» **WHAT TO WORK ON**
Below is a listing; write it out exactly and drop any images from it.

— START —

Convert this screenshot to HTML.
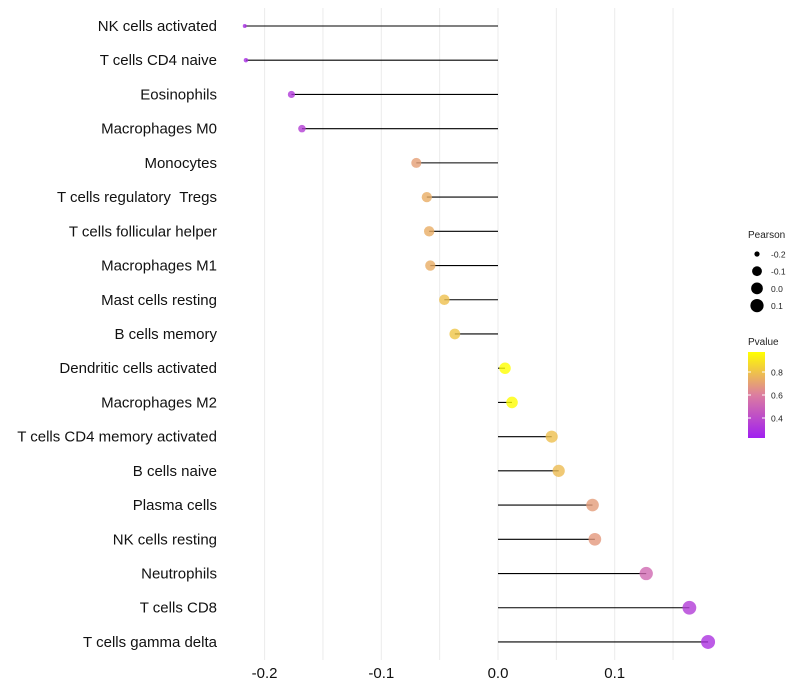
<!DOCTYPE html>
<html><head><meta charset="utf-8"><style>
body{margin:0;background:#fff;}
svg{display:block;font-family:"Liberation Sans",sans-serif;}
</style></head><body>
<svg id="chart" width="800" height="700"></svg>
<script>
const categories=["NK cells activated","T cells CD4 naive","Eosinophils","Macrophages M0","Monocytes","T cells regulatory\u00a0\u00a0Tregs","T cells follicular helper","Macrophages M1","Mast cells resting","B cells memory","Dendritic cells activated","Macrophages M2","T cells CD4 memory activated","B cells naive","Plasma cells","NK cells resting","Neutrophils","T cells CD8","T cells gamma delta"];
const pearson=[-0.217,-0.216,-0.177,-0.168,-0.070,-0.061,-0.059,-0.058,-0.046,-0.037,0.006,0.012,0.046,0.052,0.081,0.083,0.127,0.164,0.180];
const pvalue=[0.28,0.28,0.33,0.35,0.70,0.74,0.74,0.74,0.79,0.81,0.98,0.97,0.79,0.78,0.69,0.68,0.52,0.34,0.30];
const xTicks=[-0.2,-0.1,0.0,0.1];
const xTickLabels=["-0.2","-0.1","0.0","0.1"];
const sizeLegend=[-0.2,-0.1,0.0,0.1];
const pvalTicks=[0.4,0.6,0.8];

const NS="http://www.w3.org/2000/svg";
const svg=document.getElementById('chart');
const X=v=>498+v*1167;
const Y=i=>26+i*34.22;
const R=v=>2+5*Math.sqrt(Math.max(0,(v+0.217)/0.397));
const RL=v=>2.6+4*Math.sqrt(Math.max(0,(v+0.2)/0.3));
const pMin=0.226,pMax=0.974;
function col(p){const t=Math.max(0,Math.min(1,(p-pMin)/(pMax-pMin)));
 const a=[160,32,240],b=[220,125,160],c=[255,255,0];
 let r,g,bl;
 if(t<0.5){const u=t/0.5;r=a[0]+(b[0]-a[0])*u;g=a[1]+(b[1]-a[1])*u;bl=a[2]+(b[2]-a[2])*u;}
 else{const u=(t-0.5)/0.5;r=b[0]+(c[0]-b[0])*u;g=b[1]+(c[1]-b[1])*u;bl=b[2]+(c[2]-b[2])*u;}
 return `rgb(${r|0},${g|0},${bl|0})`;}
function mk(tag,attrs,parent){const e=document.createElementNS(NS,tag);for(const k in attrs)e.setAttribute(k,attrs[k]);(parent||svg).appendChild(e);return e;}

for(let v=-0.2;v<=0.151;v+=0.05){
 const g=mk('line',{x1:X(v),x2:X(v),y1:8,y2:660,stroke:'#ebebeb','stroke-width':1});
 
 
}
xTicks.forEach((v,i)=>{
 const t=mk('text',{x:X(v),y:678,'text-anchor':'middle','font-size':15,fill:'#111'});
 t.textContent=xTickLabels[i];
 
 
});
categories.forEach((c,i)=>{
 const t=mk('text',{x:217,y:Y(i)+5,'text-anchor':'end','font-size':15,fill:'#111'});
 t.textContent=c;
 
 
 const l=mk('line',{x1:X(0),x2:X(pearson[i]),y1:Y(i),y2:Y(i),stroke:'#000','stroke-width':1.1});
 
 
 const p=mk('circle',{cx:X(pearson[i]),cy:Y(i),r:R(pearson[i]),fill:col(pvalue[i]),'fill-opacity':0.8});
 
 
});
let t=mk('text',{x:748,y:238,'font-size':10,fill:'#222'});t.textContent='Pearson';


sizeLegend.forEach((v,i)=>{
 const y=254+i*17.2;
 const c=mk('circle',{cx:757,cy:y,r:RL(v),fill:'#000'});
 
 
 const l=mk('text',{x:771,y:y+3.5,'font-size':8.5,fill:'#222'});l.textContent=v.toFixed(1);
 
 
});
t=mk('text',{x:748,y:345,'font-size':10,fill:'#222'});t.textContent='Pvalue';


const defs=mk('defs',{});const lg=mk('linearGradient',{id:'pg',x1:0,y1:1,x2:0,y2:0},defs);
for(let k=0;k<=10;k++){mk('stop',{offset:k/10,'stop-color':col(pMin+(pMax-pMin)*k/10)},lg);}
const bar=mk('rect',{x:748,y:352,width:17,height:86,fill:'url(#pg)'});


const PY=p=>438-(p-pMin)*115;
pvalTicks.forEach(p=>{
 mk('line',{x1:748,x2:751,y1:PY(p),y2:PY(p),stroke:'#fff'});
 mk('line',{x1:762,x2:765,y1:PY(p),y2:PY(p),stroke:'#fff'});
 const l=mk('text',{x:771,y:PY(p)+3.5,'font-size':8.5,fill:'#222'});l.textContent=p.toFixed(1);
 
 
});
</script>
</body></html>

— END —

» **TASK OUTPUT**
Convert this screenshot to HTML.
<!DOCTYPE html>
<html><head><meta charset="utf-8"><style>
body{margin:0;background:#fff;}
svg{display:block;font-family:"Liberation Sans",sans-serif;}
</style></head><body>
<svg id="chart" width="800" height="700"></svg>
<script>
const categories=["NK cells activated","T cells CD4 naive","Eosinophils","Macrophages M0","Monocytes","T cells regulatory\u00a0\u00a0Tregs","T cells follicular helper","Macrophages M1","Mast cells resting","B cells memory","Dendritic cells activated","Macrophages M2","T cells CD4 memory activated","B cells naive","Plasma cells","NK cells resting","Neutrophils","T cells CD8","T cells gamma delta"];
const pearson=[-0.217,-0.216,-0.177,-0.168,-0.070,-0.061,-0.059,-0.058,-0.046,-0.037,0.006,0.012,0.046,0.052,0.081,0.083,0.127,0.164,0.180];
const pvalue=[0.28,0.28,0.33,0.35,0.70,0.74,0.74,0.74,0.79,0.81,0.98,0.97,0.79,0.78,0.69,0.68,0.52,0.34,0.30];
const xTicks=[-0.2,-0.1,0.0,0.1];
const xTickLabels=["-0.2","-0.1","0.0","0.1"];
const sizeLegend=[-0.2,-0.1,0.0,0.1];
const pvalTicks=[0.4,0.6,0.8];

const NS="http://www.w3.org/2000/svg";
const svg=document.getElementById('chart');
const X=v=>498+v*1167;
const Y=i=>26+i*34.22;
const R=v=>2+5*Math.sqrt(Math.max(0,(v+0.217)/0.397));
const RL=v=>2.6+4*Math.sqrt(Math.max(0,(v+0.2)/0.3));
const pMin=0.226,pMax=0.974;
function col(p){const t=Math.max(0,Math.min(1,(p-pMin)/(pMax-pMin)));
 const a=[160,32,240],b=[220,125,160],c=[255,255,0];
 let r,g,bl;
 if(t<0.5){const u=t/0.5;r=a[0]+(b[0]-a[0])*u;g=a[1]+(b[1]-a[1])*u;bl=a[2]+(b[2]-a[2])*u;}
 else{const u=(t-0.5)/0.5;r=b[0]+(c[0]-b[0])*u;g=b[1]+(c[1]-b[1])*u;bl=b[2]+(c[2]-b[2])*u;}
 return `rgb(${r|0},${g|0},${bl|0})`;}
function mk(tag,attrs,parent){const e=document.createElementNS(NS,tag);for(const k in attrs)e.setAttribute(k,attrs[k]);(parent||svg).appendChild(e);return e;}

for(let v=-0.2;v<=0.151;v+=0.05){
 const g=mk('line',{x1:X(v),x2:X(v),y1:8,y2:660,stroke:'#ebebeb','stroke-width':1});
 
 
}
xTicks.forEach((v,i)=>{
 const t=mk('text',{x:X(v),y:678,'text-anchor':'middle','font-size':15,fill:'#111'});
 t.textContent=xTickLabels[i];
 
 
});
categories.forEach((c,i)=>{
 const t=mk('text',{x:217,y:Y(i)+5,'text-anchor':'end','font-size':15,fill:'#111'});
 t.textContent=c;
 
 
 const l=mk('line',{x1:X(0),x2:X(pearson[i]),y1:Y(i),y2:Y(i),stroke:'#000','stroke-width':1.1});
 
 
 const p=mk('circle',{cx:X(pearson[i]),cy:Y(i),r:R(pearson[i]),fill:col(pvalue[i]),'fill-opacity':0.8});
 
 
});
let t=mk('text',{x:748,y:238,'font-size':10,fill:'#222'});t.textContent='Pearson';


sizeLegend.forEach((v,i)=>{
 const y=254+i*17.2;
 const c=mk('circle',{cx:757,cy:y,r:RL(v),fill:'#000'});
 
 
 const l=mk('text',{x:771,y:y+3.5,'font-size':8.5,fill:'#222'});l.textContent=v.toFixed(1);
 
 
});
t=mk('text',{x:748,y:345,'font-size':10,fill:'#222'});t.textContent='Pvalue';


const defs=mk('defs',{});const lg=mk('linearGradient',{id:'pg',x1:0,y1:1,x2:0,y2:0},defs);
for(let k=0;k<=10;k++){mk('stop',{offset:k/10,'stop-color':col(pMin+(pMax-pMin)*k/10)},lg);}
const bar=mk('rect',{x:748,y:352,width:17,height:86,fill:'url(#pg)'});


const PY=p=>438-(p-pMin)*115;
pvalTicks.forEach(p=>{
 mk('line',{x1:748,x2:751,y1:PY(p),y2:PY(p),stroke:'#fff'});
 mk('line',{x1:762,x2:765,y1:PY(p),y2:PY(p),stroke:'#fff'});
 const l=mk('text',{x:771,y:PY(p)+3.5,'font-size':8.5,fill:'#222'});l.textContent=p.toFixed(1);
 
 
});
</script>
</body></html>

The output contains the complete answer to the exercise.